## start

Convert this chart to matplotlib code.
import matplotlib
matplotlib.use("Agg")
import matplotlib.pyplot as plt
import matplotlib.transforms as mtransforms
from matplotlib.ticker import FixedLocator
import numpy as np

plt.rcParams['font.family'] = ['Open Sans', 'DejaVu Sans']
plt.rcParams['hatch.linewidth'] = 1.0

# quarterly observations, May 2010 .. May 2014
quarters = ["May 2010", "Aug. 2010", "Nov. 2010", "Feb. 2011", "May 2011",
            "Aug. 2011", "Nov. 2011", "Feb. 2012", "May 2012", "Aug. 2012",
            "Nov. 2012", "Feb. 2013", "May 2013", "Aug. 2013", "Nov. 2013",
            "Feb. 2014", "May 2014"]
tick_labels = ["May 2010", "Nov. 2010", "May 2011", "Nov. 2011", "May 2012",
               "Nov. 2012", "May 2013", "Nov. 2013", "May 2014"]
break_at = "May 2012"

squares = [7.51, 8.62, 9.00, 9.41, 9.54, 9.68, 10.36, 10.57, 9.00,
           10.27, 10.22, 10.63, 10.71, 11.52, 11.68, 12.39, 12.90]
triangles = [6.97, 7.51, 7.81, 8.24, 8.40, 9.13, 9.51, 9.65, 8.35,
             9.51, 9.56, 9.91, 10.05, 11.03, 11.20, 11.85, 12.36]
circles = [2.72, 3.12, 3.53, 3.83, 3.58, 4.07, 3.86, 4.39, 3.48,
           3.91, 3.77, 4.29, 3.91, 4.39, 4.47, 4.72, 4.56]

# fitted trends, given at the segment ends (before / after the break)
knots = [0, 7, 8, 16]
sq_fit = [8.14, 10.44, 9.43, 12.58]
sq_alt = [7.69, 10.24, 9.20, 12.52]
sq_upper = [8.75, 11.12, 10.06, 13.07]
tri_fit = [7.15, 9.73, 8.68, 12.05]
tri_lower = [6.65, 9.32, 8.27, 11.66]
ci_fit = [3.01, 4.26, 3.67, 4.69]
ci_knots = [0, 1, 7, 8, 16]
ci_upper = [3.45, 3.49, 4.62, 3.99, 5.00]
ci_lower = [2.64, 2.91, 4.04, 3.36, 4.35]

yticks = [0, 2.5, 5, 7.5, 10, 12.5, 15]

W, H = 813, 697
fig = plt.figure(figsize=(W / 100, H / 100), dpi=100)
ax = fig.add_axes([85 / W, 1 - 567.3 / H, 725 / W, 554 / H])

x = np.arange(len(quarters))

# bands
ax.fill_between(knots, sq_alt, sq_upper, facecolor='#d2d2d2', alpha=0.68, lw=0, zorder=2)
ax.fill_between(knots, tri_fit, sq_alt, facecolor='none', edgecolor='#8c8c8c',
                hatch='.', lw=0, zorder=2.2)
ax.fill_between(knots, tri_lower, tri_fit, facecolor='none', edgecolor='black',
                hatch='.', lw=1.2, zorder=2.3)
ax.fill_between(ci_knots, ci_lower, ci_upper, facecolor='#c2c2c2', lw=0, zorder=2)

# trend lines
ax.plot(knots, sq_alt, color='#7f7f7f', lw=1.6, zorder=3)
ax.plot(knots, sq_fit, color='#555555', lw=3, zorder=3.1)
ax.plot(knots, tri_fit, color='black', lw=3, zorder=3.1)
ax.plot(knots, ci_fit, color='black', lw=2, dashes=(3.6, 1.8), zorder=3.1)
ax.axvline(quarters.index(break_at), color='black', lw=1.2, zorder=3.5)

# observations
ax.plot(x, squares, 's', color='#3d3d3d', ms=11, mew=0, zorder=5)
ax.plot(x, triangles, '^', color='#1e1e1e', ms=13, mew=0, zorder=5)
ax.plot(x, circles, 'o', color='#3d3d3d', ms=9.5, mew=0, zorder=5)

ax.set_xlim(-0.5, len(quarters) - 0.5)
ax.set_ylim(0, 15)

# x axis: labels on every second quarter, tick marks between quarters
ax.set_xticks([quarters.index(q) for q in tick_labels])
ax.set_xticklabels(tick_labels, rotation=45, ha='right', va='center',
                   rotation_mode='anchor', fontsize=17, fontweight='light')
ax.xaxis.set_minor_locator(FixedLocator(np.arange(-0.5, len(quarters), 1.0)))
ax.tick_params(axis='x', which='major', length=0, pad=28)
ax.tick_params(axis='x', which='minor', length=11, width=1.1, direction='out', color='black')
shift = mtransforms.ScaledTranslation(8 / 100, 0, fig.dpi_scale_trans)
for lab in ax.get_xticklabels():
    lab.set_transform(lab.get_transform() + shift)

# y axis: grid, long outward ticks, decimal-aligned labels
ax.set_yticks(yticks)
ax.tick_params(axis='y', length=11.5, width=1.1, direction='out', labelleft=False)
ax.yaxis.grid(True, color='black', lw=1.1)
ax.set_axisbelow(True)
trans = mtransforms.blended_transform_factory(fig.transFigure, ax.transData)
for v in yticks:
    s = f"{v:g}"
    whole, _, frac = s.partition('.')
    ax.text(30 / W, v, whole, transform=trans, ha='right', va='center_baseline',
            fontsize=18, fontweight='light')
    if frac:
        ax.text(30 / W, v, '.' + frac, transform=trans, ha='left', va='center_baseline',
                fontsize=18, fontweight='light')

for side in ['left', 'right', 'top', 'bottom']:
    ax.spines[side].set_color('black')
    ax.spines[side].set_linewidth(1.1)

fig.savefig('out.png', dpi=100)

## end

§ **YOUR GOAL**
Beginning at the top of the data, extract each line through the line containing "plt.rcParams['hatch.linewidth'] = 1.0" and return those lines exactly, with nothing added.

§ **EXERCISE RESULT**
Convert this chart to matplotlib code.
import matplotlib
matplotlib.use("Agg")
import matplotlib.pyplot as plt
import matplotlib.transforms as mtransforms
from matplotlib.ticker import FixedLocator
import numpy as np

plt.rcParams['font.family'] = ['Open Sans', 'DejaVu Sans']
plt.rcParams['hatch.linewidth'] = 1.0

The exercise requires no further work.